Imagine students from five Sierra Foothill counties teaming with experts in the field to learn about natural resources within their local watersheds: snowshoeing into Bear Valley to measure Sierra snowpack with PG&E personnel; surveying invasive weeds in lower elevations with the American River Conservancy; comparing water quality upstream and downstream from a Slab Creek reservoir alongside a SMUD (Sacramento Municipal Utility District) representative. The Bridging Schools and Communities watershed grant projects supported such experiences to make learning relevant – combining the new Education and the Environment Initiative (EEI) curriculum units with meaningful field studies.
The “Bridge” Projects began as a collaboration between regional school districts, CREEC Region 3 coordinators, state and local water and resource agencies, and non-governmental organizations seeking to create learning opportunities for 5th- 12th grade students in the region. Grants offered by the California Department of Water Resources provided funding for teacher training, community meeting time, field trips, and field study equipment. The projects greatly benefitted from the timely release of draft and final versions of EEI curriculum units as classroom teachers were able to use the lessons to introduce concepts about California’s water resources and supply and management challenges related to population. Reading about the Sacramento-San Joaquin River Delta and using the activities demonstrating stream sedimentation in The Dynamic Nature of Rivers, a 6th Grade module, students gained an appreciation for the scale and importance of the Delta. First-hand experiences in local watersheds connected back to the classroom curriculum, which further enhanced student learning as they began to understand how all Foothill river systems enter and influence the Delta. The 5th grade Earth’s Water module introduced students to the connection between the Delta and Southern California water needs and how supply issues influence people living here in northern California.
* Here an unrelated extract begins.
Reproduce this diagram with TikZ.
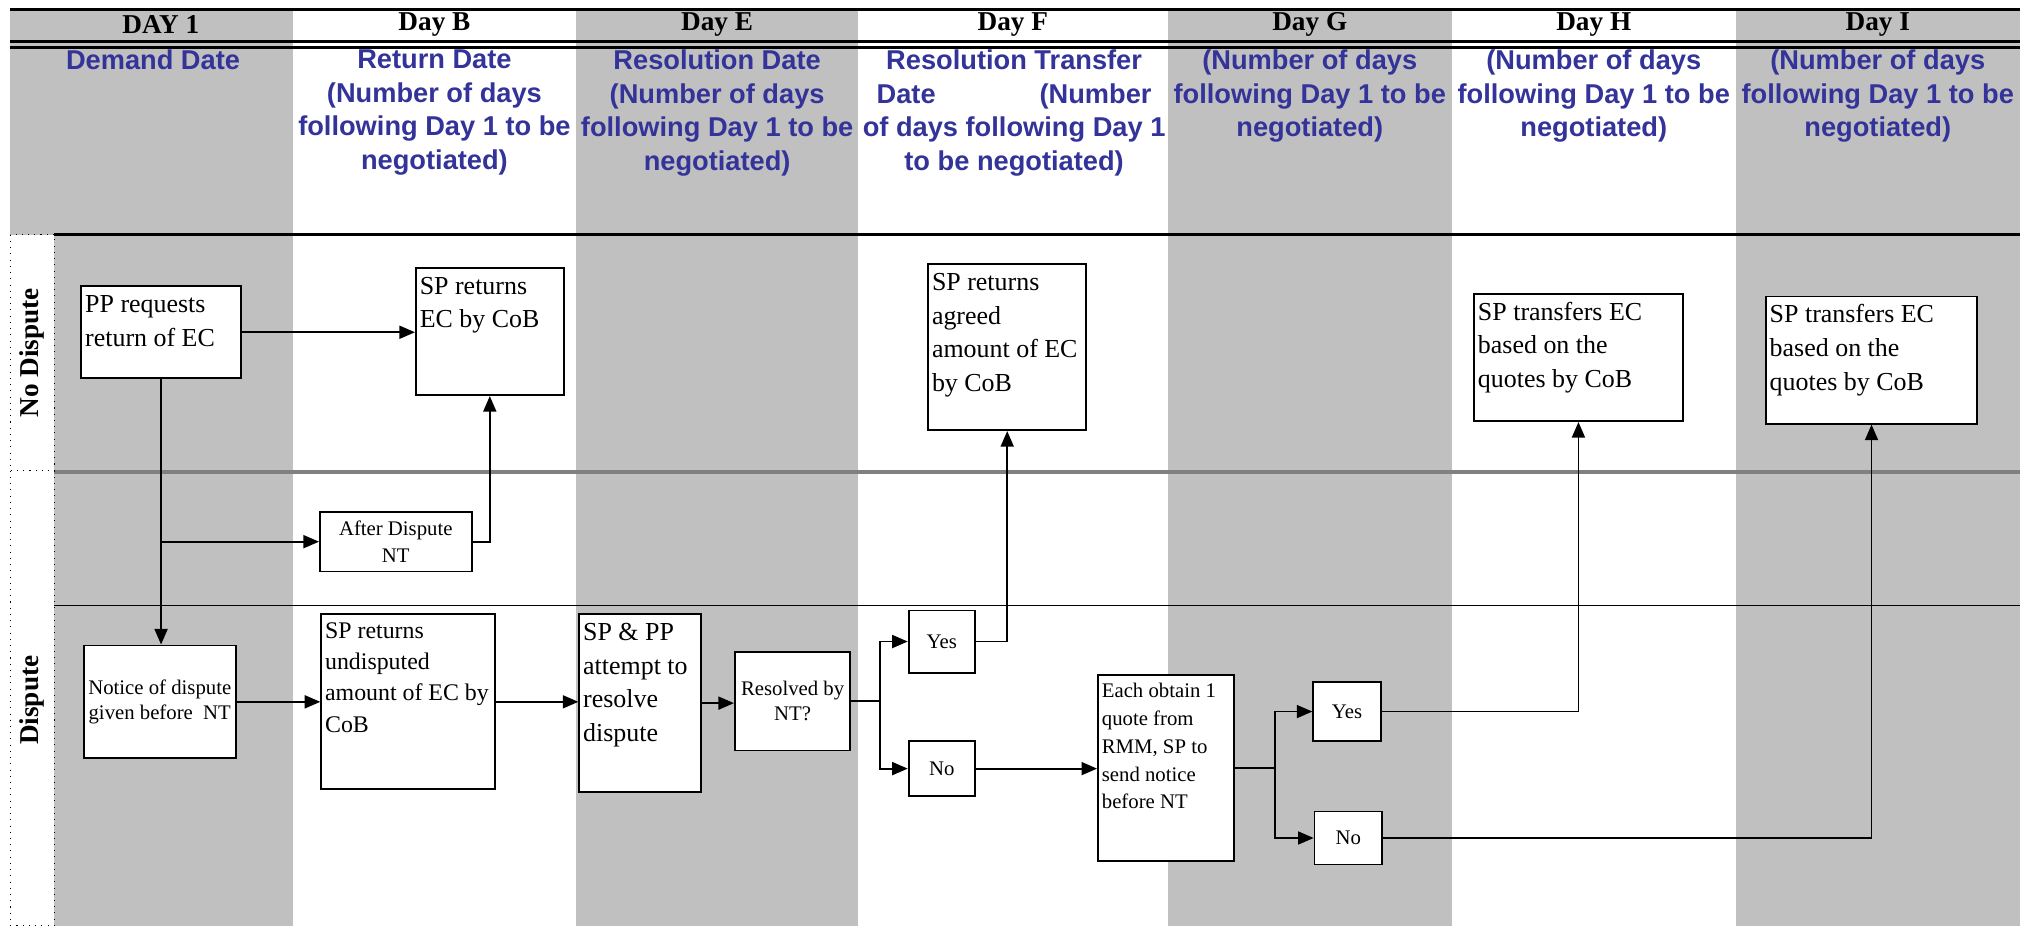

Bridging Schools and Communities demonstrated a few of the many possibilities for pairing EEI curriculum units used in the classroom with local resource providers and field activities to make the standards come alive and engage students in their local environment. The connections made during the project between resource managers, educators and students led to great understanding for all involved. The potential for this dynamic collaboration can be realized throughout the state as resource providers and educators become familiar with the new EEI curriculum as a valuable tool to engage students in their learning and their environment. The Region 3 CREEC Network will soon add a new page to the regional website, highlighting examples of educators linking EEI curriculum units and outdoor learning experiences, such as the “Bridge” projects.